How Buying on Margin Works in Practice
The mechanics are surprisingly straightforward. You deposit collateral — often stablecoins like USDT or USDC in crypto markets — and your platform extends you additional borrowing power. You then use that combined capital to enter a larger trade than your balance alone would allow.
In traditional finance, regulators typically cap margin at 2x for retail investors. In crypto, however, exchanges frequently offer 5x, 10x, 20x, and occasionally up to 100x or even 125x leverage on major pairs. This Wild West environment is part of what makes crypto margin trading so seductive — and so dangerous. The absence of strict oversight means traders must be their own risk managers.
A Simple Numerical Example
Suppose Bitcoin trades at $60,000 and you have $6,000. With 5x leverage, you open a $30,000 long position. If BTC rises to $63,000 (a 5% move), your profit is $1,500 — a 25% return on your initial capital. If BTC drops to $57,000 instead, you lose $1,500, and at $55,200 your position is likely liquidated.
The Risks That Come With Leverage
Leverage is a double-edged sword, and the risks are not theoretical — they happen every single day across global markets. Buying on margin exposes traders to amplified losses, forced liquidations, funding fees on perpetual contracts, and the psychological pressure of watching unrealized losses balloon at 3 a.m.
Beyond market risk, there's counterparty risk. If your exchange gets hacked, goes bankrupt, or freezes withdrawals, your leveraged position becomes worthless. Decentralized margin protocols reduce this exposure through on-chain collateral, but they introduce smart contract risk instead.

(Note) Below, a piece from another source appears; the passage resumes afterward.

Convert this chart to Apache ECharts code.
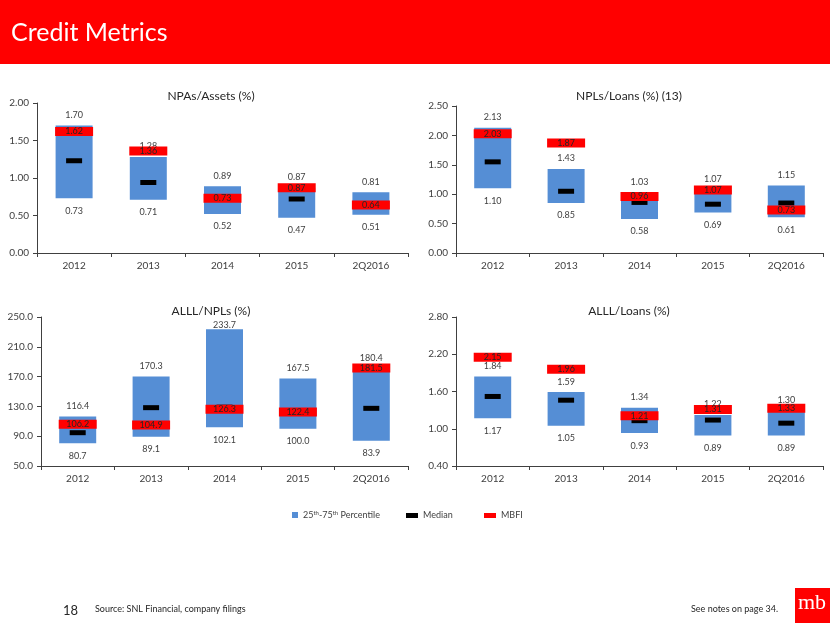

- Liquidation cascades: Falling prices trigger automatic sell-offs, which push prices down further, triggering more liquidations.
- Funding rate costs: Holding perpetual futures positions requires paying or receiving periodic fees that can erode profits.
- Interest charges: Borrowed capital accrues interest, eating into returns over time.
- Emotional decision-making: Leverage tempts traders to overstay losing positions or revenge-trade after a setback.
When Buying on Margin Makes Strategic Sense
Used wisely, margin is a legitimate tool for experienced traders, hedge funds, and market makers. It allows capital efficiency — deploying less cash to achieve the same exposure frees up funds for other opportunities. Hedgers use margin to short assets and protect portfolios from downside risk. Arbitrageurs exploit small price differences between venues using leveraged capital.
For retail traders, the key is position sizing, stop-loss discipline, and never risking more than you can afford to lose entirely. A common rule of thumb: never use more than 2-3x leverage, always set a stop-loss, and never allocate more than 5-10% of your portfolio to a single leveraged trade. Treat margin as a scalpel, not a sledgehammer.
Best Practices for Margin Traders
- Start with low leverage (2x or 3x) before scaling up.
- Use isolated margin mode so one bad trade can't drain your entire account.
- Keep extra funds ready to add collateral if a position approaches liquidation.
- Track funding rates and borrowing costs in your profit calculations.
- Write a trading plan before entering any leveraged position.
Key Takeaways
Buying on margin is the practice of borrowing funds to amplify the size of a trade, multiplying both potential profits and potential losses. It's a powerful tool that has shaped financial markets for centuries and now powers much of the crypto trading ecosystem. Whether you trade Bitcoin perpetuals, Ethereum margin pairs, or tokenized stocks, understanding how leverage works — and respecting its risks — is non-negotiable.
Approach margin with humility, plan every entry and exit, and remember that the market will always be there tomorrow. Survive first, profit second, and leverage becomes an ally rather than an executioner.